J’arrive donc le dimanche à 13h pour faire inspecter mon vélo.
Des centaines de voitures et de camping-cars sont garés dans les allées du parc de la bergerie de Rambouillet. Je fais inspecter mon vélo à 13h.
Il fait beau, 5500 cyclistes s’apprêtent à partir, l’ambiance est sympa.
J’assiste au départ des 5 premiers SAS de 16h à 17h puis je vais à l’hôtel.
Réveil programmé lundi à 3h45 et, comme pour un Ironman, il y a trop de stress et je ne dors que 2h. Pas grave, je suis resté allongé 8h, les muscles sont reposés.

Retour à la bergerie. Mauvaise nouvelle, les grilles sont fermées et nous sommes obligés de garer nos voitures en vrac dans Rambouillet.
Gros stress, j’essaye de repérer à peu près où elle se trouve pour la retrouver mercredi soir, je grimpe sur mon vélo et je tourne autour du château pour trouver un passage ouvert, j’étais convoqué à 4h15 pour le premier pointage.

Je pense que nous sommes 1200 à partir ce lundi matin. En trois sas de 500 chaque quart d’heure.
Arrivé à la bourre, je suis au fond du sas de 5h, je ne vais passer la ligne de départ qu’à 5h02.
Les premiers kilomètres, il faut essayer de remonter tout le peloton rapidement pour ne pas laisser filer un groupe de mon niveau.
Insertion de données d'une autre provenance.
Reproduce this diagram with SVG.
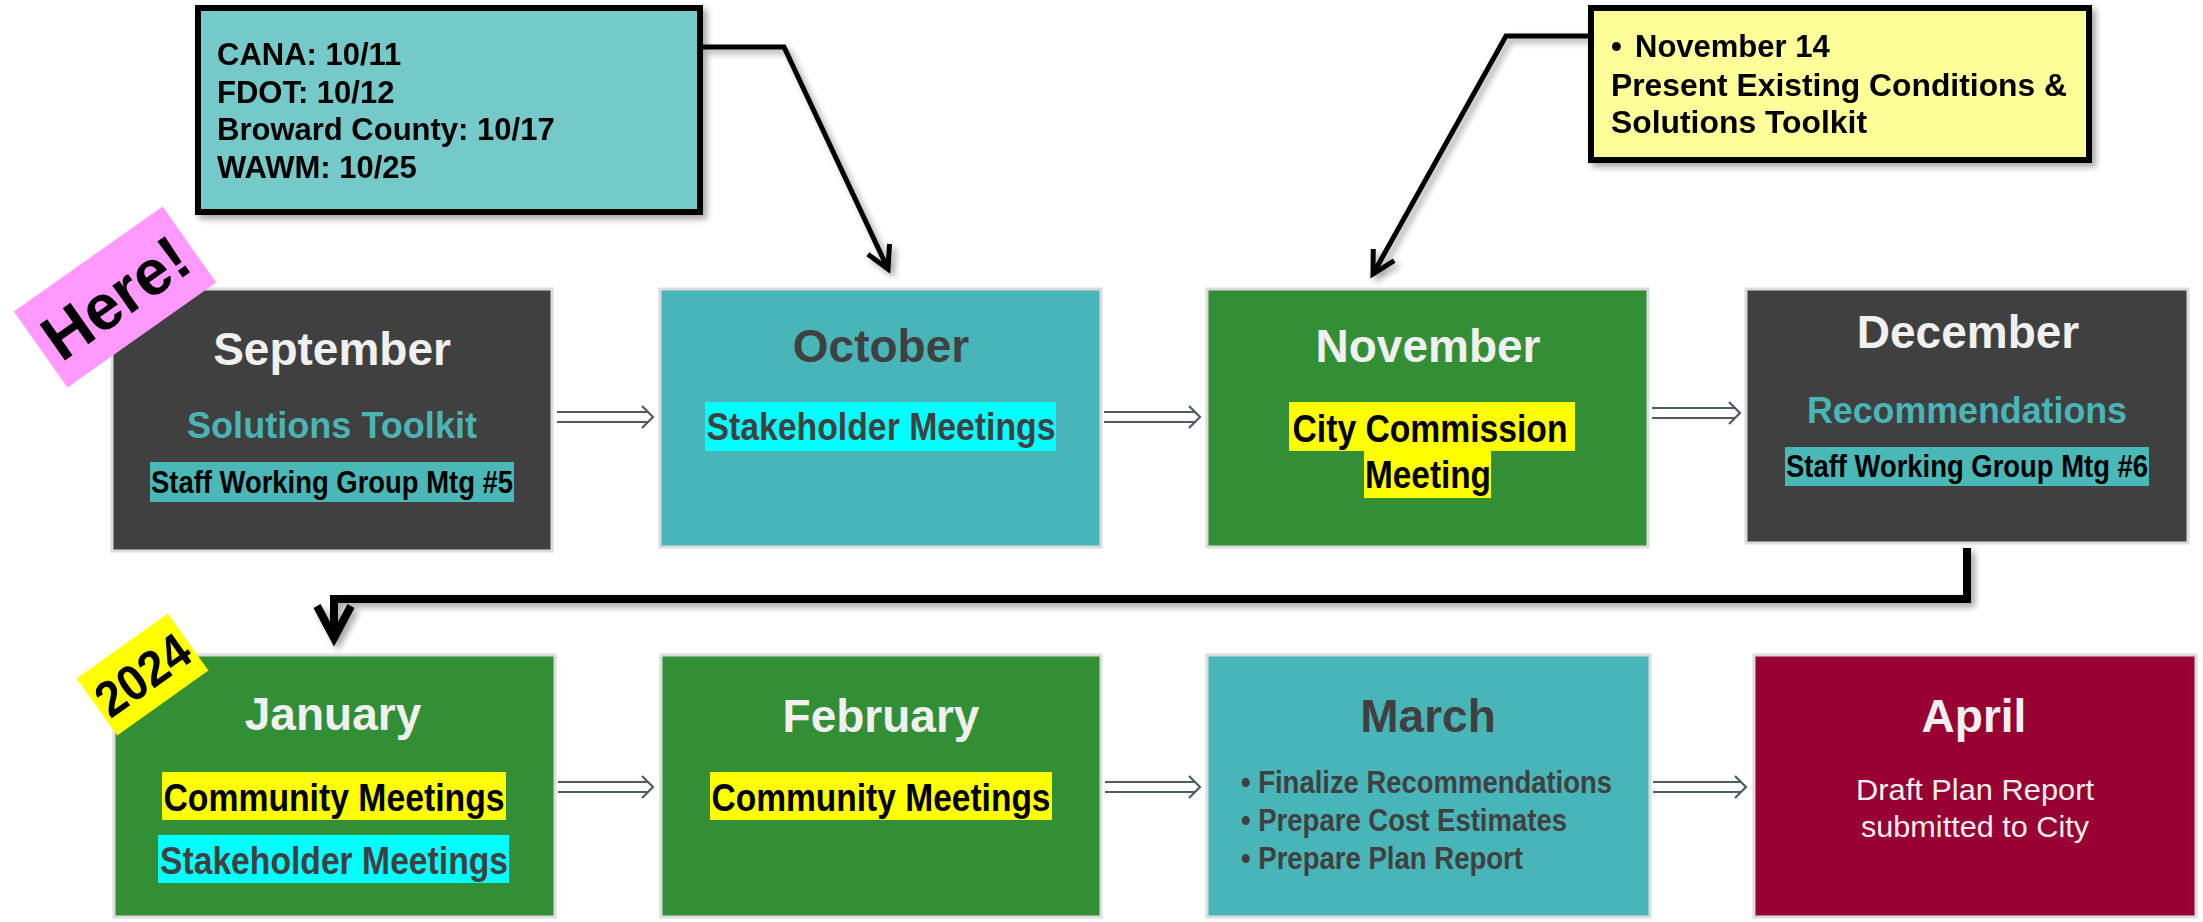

Ça part vite, trop vite. Sur le plat ça va, dès que ça monte, un râle sort de mes bronches. Pas très bon signe pour la suite. Je m’accroche quand même un bon quart d’heure puis la vitesse chute soudainement.
Un groupe d’une vingtaine d’autrichiens aux avant-postes ont eu la sagesse de casser et laisser partir les plus fort. Je reste donc avec les autrichiens à un rythme beaucoup plus acceptable. Notre devons être 30 coureurs dans ce groupe.
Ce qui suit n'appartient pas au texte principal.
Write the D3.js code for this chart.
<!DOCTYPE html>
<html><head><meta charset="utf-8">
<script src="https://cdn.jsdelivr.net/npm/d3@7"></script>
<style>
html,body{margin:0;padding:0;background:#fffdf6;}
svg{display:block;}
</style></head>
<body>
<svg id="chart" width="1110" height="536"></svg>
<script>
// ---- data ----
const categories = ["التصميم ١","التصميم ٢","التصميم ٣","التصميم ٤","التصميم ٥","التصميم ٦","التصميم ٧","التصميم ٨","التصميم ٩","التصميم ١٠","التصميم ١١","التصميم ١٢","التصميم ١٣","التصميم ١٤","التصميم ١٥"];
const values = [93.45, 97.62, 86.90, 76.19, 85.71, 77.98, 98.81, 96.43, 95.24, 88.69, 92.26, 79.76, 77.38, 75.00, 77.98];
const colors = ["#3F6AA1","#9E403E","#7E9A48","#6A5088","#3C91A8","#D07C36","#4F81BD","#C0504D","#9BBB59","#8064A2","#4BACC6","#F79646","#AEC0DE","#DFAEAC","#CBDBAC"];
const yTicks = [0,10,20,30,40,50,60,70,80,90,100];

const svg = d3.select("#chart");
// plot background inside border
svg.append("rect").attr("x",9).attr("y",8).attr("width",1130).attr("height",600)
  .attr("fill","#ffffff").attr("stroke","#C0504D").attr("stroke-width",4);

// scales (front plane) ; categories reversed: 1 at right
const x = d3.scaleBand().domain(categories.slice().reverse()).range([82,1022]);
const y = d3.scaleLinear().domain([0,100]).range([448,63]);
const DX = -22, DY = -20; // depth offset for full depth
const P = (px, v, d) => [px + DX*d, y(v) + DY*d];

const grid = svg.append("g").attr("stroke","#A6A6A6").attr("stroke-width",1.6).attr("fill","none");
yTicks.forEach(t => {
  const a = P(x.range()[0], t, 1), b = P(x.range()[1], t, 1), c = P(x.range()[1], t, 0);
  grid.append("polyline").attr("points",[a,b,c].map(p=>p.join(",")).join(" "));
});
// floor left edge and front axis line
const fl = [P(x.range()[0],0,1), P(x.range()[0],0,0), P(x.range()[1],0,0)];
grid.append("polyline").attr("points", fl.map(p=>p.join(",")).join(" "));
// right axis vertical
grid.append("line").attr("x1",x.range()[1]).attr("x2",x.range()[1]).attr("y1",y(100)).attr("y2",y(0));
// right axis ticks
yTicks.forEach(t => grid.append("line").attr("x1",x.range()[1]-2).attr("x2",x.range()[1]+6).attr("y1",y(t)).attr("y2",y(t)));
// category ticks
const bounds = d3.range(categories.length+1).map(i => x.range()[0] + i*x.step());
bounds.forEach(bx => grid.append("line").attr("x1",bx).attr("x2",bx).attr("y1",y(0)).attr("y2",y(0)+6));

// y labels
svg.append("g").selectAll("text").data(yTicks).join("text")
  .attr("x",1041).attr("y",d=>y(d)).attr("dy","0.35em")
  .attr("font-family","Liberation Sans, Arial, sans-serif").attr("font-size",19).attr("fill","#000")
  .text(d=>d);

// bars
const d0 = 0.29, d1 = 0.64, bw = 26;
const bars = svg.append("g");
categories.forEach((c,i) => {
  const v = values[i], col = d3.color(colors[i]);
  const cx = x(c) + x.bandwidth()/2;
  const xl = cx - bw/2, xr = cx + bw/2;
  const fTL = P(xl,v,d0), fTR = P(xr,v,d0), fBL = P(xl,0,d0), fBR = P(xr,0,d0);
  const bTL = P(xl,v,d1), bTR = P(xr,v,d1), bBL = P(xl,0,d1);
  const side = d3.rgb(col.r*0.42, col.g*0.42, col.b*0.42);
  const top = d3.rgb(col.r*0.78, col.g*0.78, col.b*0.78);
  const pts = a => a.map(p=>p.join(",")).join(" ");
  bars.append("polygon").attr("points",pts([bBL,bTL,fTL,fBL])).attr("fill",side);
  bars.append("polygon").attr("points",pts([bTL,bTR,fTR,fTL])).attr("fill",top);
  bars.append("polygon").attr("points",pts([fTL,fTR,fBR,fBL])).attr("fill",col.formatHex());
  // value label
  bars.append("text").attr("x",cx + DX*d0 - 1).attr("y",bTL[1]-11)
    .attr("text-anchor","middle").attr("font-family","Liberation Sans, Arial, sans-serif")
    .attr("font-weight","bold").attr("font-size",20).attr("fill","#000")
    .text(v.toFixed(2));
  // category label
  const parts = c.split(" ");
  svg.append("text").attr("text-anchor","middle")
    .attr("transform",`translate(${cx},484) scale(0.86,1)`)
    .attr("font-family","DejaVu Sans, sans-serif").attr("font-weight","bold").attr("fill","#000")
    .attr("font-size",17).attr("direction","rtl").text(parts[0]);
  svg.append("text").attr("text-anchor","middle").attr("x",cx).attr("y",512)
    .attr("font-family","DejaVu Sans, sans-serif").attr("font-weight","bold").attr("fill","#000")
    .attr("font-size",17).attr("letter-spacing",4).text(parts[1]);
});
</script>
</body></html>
Au bout de 35km, ma lampe se détache sur un ralentisseur, j’hésite à la récupérer. Puis je m’écarte, je fais demi-tour, et dans le stress, je me casse la gueule.
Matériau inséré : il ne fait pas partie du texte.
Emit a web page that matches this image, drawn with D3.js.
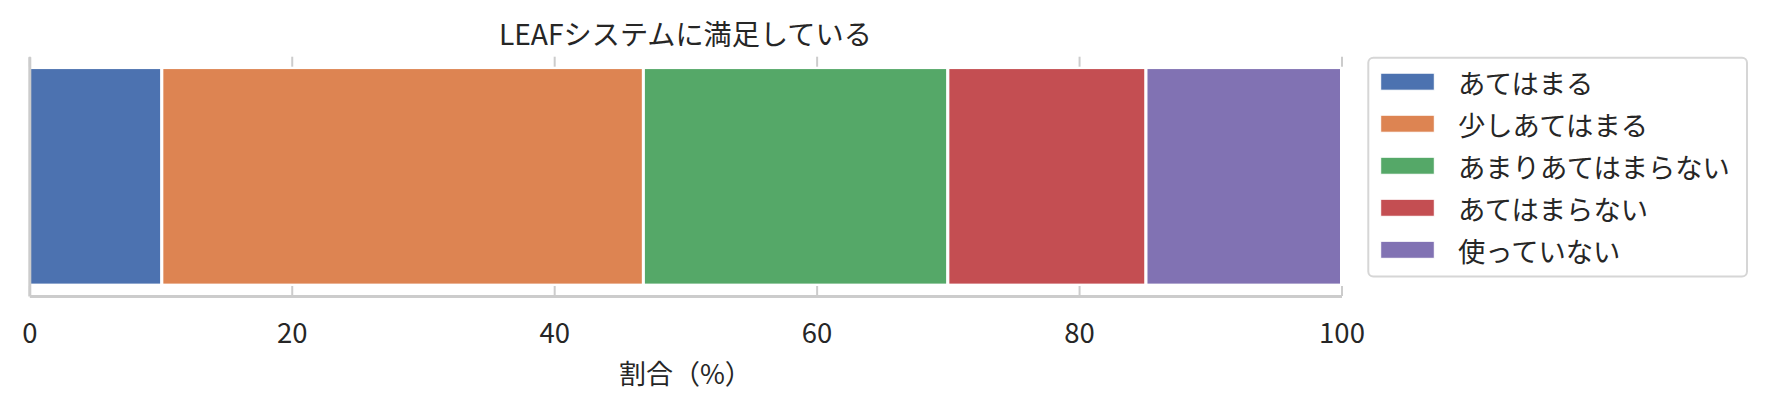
<!DOCTYPE html>
<html>
<head>
<meta charset="utf-8">
<script src="https://cdn.jsdelivr.net/npm/d3@7"></script>
<style>
  html, body { margin: 0; padding: 0; background: #ffffff; }
  svg { display: block; }
  text { font-family: "Noto Sans CJK JP", "Noto Sans", sans-serif; fill: #262626; }
</style>
</head>
<body>
<script>
// ---- data ----
const title = "LEAFシステムに満足している";
const xLabel = "割合（%）";
const categories = ["あてはまる", "少しあてはまる", "あまりあてはまらない", "あてはまらない", "使っていない"];
const values = [10.1, 36.7, 23.2, 15.1, 14.9];
const colors = ["#4c72b0", "#dd8452", "#55a868", "#c44e52", "#8172b3"];
const xTicks = [0, 20, 40, 60, 80, 100];

// ---- layout ----
const W = 1765, H = 409;
const plot = { left: 29.3, right: 1341.5, top: 56.7, bottom: 296 };

const svg = d3.select("body").append("svg").attr("width", W).attr("height", H);

const x = d3.scaleLinear().domain([0, 100]).range([plot.left, plot.right]);
const y = d3.scaleLinear().domain([-0.44, 0.44]).range([plot.bottom, plot.top]);

// stacked segments
let acc = 0;
const segs = values.map((v, i) => { const s = { start: acc, end: acc + v, color: colors[i], name: categories[i] }; acc += v; return s; });

svg.append("g").selectAll("rect").data(segs).join("rect")
  .attr("x", d => x(d.start))
  .attr("width", d => x(d.end) - x(d.start))
  .attr("y", y(0.4))
  .attr("height", y(-0.4) - y(0.4))
  .attr("fill", d => d.color)
  .attr("stroke", "#ffffff")
  .attr("stroke-width", 3);

// axes: bottom with inward ticks, top ticks inward (no labels)
const axisColor = "#cccccc";
const bottomAxis = d3.axisBottom(x).tickValues(xTicks).tickSizeInner(-10).tickSizeOuter(0).tickPadding(27).tickFormat(d3.format("d"));
const gB = svg.append("g").attr("transform", `translate(0,${plot.bottom})`).call(bottomAxis);
gB.select(".domain").attr("stroke", axisColor).attr("stroke-width", 3);
gB.selectAll(".tick line").attr("stroke", axisColor).attr("stroke-width", 2);
gB.selectAll(".tick text").attr("font-size", 27.5).attr("fill", "#262626")
  .attr("font-family", "'Noto Sans CJK JP', sans-serif");

const topAxis = d3.axisTop(x).tickValues(xTicks).tickSizeInner(-10).tickSizeOuter(0).tickFormat("");
const gT = svg.append("g").attr("transform", `translate(0,${plot.top})`).call(topAxis);
gT.select(".domain").remove();
gT.selectAll(".tick line").attr("stroke", axisColor).attr("stroke-width", 2);

// left spine
const gL = svg.append("g").attr("transform", `translate(${plot.left},0)`)
  .call(d3.axisLeft(y).tickValues([]).tickSizeOuter(0));
gL.select(".domain").attr("stroke", axisColor).attr("stroke-width", 3);

// title
svg.append("text")
  .attr("x", (plot.left + plot.right) / 2)
  .attr("y", 32)
  .attr("text-anchor", "middle")
  .attr("dominant-baseline", "central")
  .attr("font-size", 28.2)
  .text(title);

// x label
svg.append("text")
  .attr("x", (plot.left + plot.right) / 2)
  .attr("y", 372)
  .attr("text-anchor", "middle")
  .attr("dominant-baseline", "central")
  .attr("font-size", 27)
  .text(xLabel);

// legend
const leg = svg.append("g");
leg.append("rect")
  .attr("x", 1368.3).attr("y", 57.8)
  .attr("width", 1747 - 1368.3).attr("height", 276.5 - 57.8)
  .attr("rx", 5).attr("ry", 5)
  .attr("fill", "#ffffff").attr("stroke", "#d6d6d6").attr("stroke-width", 2);

const rowY = d3.scaleLinear().domain([0, categories.length - 1]).range([81.7, 249.8]);
const items = leg.selectAll("g.item").data(segs).join("g").attr("class", "item")
  .attr("transform", (d, i) => `translate(0,${rowY(i)})`);
items.append("rect")
  .attr("x", 1380.7).attr("y", -8.5).attr("width", 53.6).attr("height", 17)
  .attr("fill", d => d.color).attr("stroke", "#ffffff").attr("stroke-width", 1);
items.append("text")
  .attr("x", 1458).attr("y", 0)
  .attr("dominant-baseline", "central")
  .attr("font-size", 27.3)
  .text(d => d.name);
</script>
</body>
</html>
Genou et coude gauche en sang. Ça commence bien.
Un peloton m’a dépassé. Je les rattrape puis je fais l’effort pour retrouver mes autrichiens.
Au km65, on rattrape le groupe précédent et un énorme peloton de 60 coureurs est en train de se former. Ça roule à fond, c’est n’importe quoi. Ça ne rate pas, une chute de trois ou quatre coureurs et surtout une jeune fille va se fracasser le visage contre un parapet. Quand j’arrive au ralenti à sa hauteur, elle est groggy, du sang sort de sa bouche et trois ou quatre personnes s’occupent déjà d’elle. (J’apprendrai plus tard que ce n’était pas trop grave).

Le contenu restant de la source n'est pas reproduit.